Il faut néanmoins remarquer qu’une étude, menée par Yves Reuter, dans une école Freinet en quartier populaire, montre que celle-ci obtient de bons résultats. Mais l’expérience peine à s’étendre car elle repose sur une école entièrement composée d’enseignants Freinet. Le GFEN (Groupe français d’éducation nouvelle) sous l’impulsion de Jacques Bernardin tente pour sa part de prendre en compte les critiques soulevées en particulier par l’équipe des sociologues d’ESCOL.

Ainsi, si on résume le propos, il est possible de souligner deux points : le risque de reproduction des inégalités sociales et le risque de récupération par le capitalisme. Néanmoins, cette situation est-elle inextricable ?

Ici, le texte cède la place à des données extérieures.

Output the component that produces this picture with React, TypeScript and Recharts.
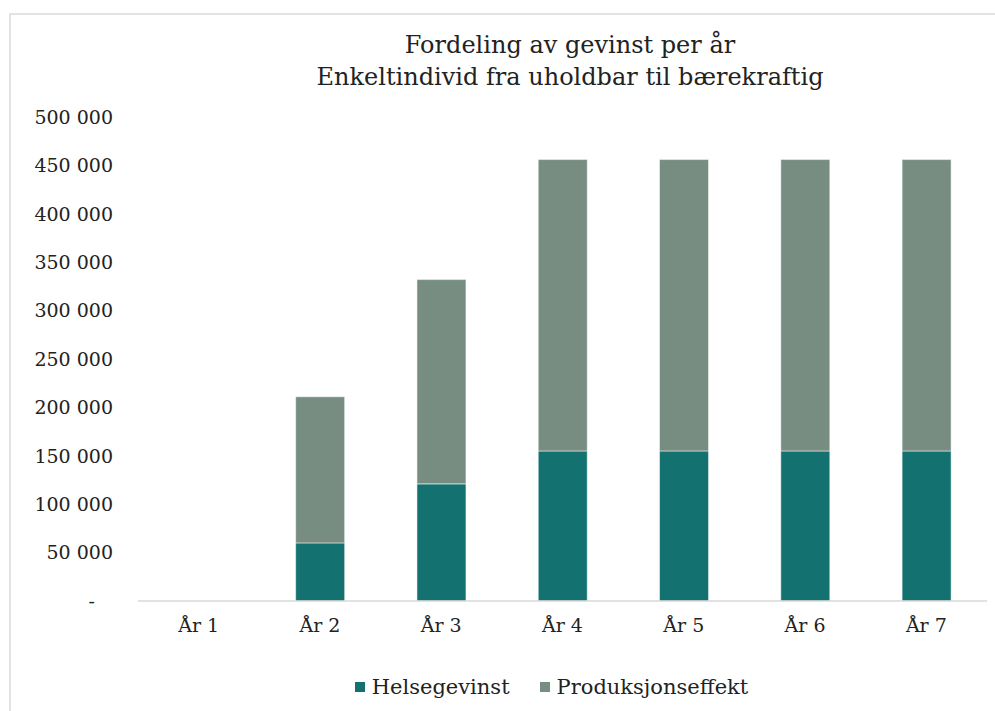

Evaluation par compétences

Lorsque l’on compare le champ de la pédagogie dans le monde francophone, à d’autres espaces – anglo-saxon ou latino-américain »–, il est possible de constater qu’il ne se présente pas de la même manière. Il n’existe pas, en France, ce que l’on appelle à l’étranger « une pédagogie critique ». Le pédagogue critique étasunien Henry Giroux distingue trois courants : conservateur (traditionnel), libéral et critique. La pédagogie critique se distingue de la pédagogie libérale (ou éducation nouvelle) en ce qu’elle ne prône pas seulement une révolution des pratiques d’enseignement, mais une transformation politique de la société en prenant la pédagogie comme point de départ.

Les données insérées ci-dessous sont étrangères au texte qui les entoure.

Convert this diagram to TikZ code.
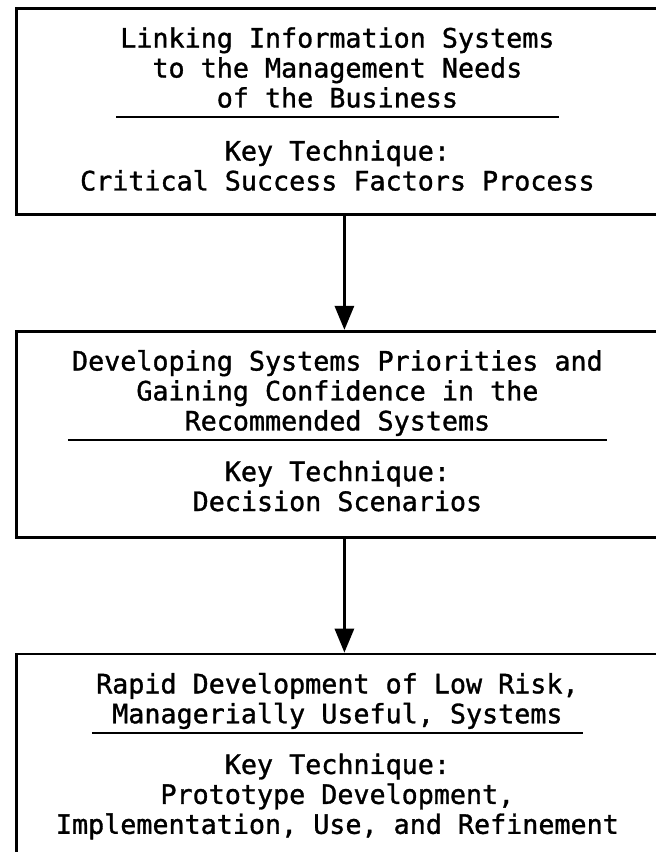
\documentclass[tikz,border=0pt]{standalone}
\usepackage{fontspec}
\newfontfamily\printfont[FakeBold=1.2]{DejaVu Sans Mono}
\usepackage{tikz}
\usetikzlibrary{
  arrows.meta,
  positioning
}
\definecolor{ink}{RGB}{0, 0, 0}
\tikzset{
  stagebox/.style={
    draw=ink, fill=white, line width=2pt,
    minimum width=16.4cm, minimum height=5.15cm,
    inner sep=0pt
  },
  headtext/.style={
    align=center, inner xsep=0.1cm, inner ysep=0pt,
    font=\printfont\fontsize{19pt}{21.3pt}\selectfont,
    execute at end node=\strut
  },
  keytext/.style={
    align=center, inner sep=0pt,
    font=\printfont\fontsize{19pt}{21.3pt}\selectfont
  },
  headrule/.style={draw=ink, line width=1.4pt},
  flow/.style={-{Triangle[length=0.6cm, width=0.48cm]}, line width=1.8pt, ink}
}

\begin{document}
\begin{tikzpicture}

\clip (0,0) rectangle (16.4,-21.3);

% ── Stage frames ──────────────────────────────────────────────────────────────
\node[stagebox, anchor=north west] at (0.375,-0.175) (linkbox) {};
\node[stagebox, below=2.85cm of linkbox] (prioritybox) {};
\node[stagebox, minimum height=5.3cm, below=2.85cm of prioritybox] (protobox) {};

% ── Stage 1 ───────────────────────────────────────────────────────────────────
\node[headtext, below=0.5cm of linkbox.north, xshift=-0.175cm] (linkhead) {
  Linking Information Systems\\
  to the Management Needs\\
  of the Business
};
\draw[headrule] (linkhead.south west) -- (linkhead.south east);
\node[keytext, below=0.58cm of linkhead] (linkkey) {
  Key Technique:\\
  Critical Success Factors Process
};

% ── Stage 2 ───────────────────────────────────────────────────────────────────
\node[headtext, below=0.5cm of prioritybox.north, xshift=-0.175cm] (priorityhead) {
  Developing Systems Priorities and\\
  Gaining Confidence in the\\
  Recommended Systems
};
\draw[headrule] (priorityhead.south west) -- (priorityhead.south east);
\node[keytext, below=0.52cm of priorityhead] (prioritykey) {
  Key Technique:\\
  Decision Scenarios
};

% ── Stage 3 ───────────────────────────────────────────────────────────────────
\node[headtext, below=0.5cm of protobox.north, xshift=-0.175cm] (protohead) {
  Rapid Development of Low Risk,\\
  Managerially Useful, Systems
};
\draw[headrule] (protohead.south west) -- (protohead.south east);
\node[keytext, below=0.52cm of protohead] (protokey) {
  Key Technique:\\
  Prototype Development,\\
  Implementation, Use, and Refinement
};

% ── Flow arrows ───────────────────────────────────────────────────────────────
\draw[flow] (linkbox.south)     -- (prioritybox.north);
\draw[flow] (prioritybox.south) -- (protobox.north);

\end{tikzpicture}
\end{document}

Ce qui est tout à fait spécifique à la France, c’est que les controverses sur les méthodes pédagogiques focalisent tout le débat au détriment des finalités. Cela conduit à ce que des individu-e-s qui ont pourtant des positions idéologiquement différentes se retrouvent à défendre les mêmes méthodes. Par exemple, des tenants du libéralisme économique et des pédagogues progressistes ont pu défendre l’introduction de l’évaluation par compétences.

C’est dans les années 1980 que se constituent, autour de la figure de Paulo Freire, les courants de la pédagogie critique. Ce qui caractérise cette approche, c’est l’idée que la pédagogie doit être orientée vers une remise en cause des inégalités sociales de classe, de sexe et de race. Les méthodes pédagogiques ne doivent donc pas être fétichisées pour elles-mêmes, mais subordonnées à cette finalité. Cela signifie qu’il ne peut y avoir de dogmatisme pédagogique, mais qu’il s’agit d’utiliser les moyens les plus appropriés pour parvenir à cette finalité.

Ce qui caractérise la pédagogie critique, ce n’est donc pas avant tout ses méthodes pédagogiques, mais le rapport au savoir qu’elle essaie de favoriser chez les apprenants et apprenantes, à savoir un rapport critique. C’est pourquoi, il ne peut être question de se limiter à une transmission verticale de savoirs. L’enseignant et l’enseignante doit créer les conditions de l’appropriation critique de ces savoirs par une pédagogie qui valorise le questionnement, le dialogue et la réflexivité.

L’école est un espace de lutte des classes

Les pédagogues critiques, comme Giroux, admettent que l’école est un instrument de reproduction sociale, mais ils ne l’y réduisent pas : l’école est un espace de la lutte des classes. De ce fait, les élèves ne sont pas passifs et peuvent également résister à la culture scolaire. Les enseignants peuvent subvertir l’ordre scolaire en menant une lutte contre-hégémonique au sein de leur classe. Les pédagogues critiques se sont en particulier intéressés à dévoiler aux apprenants et apprenantes les curricula cachés. Ce sont les règles scolaires implicites qu’apprennent à maîtriser les élèves des classes moyennes ou encore les stéréotypes sexistes qui sont véhiculés au sein de l’école. Ce sont également par exemple les présentations idéologiquement orientées dans les programmes scolaires.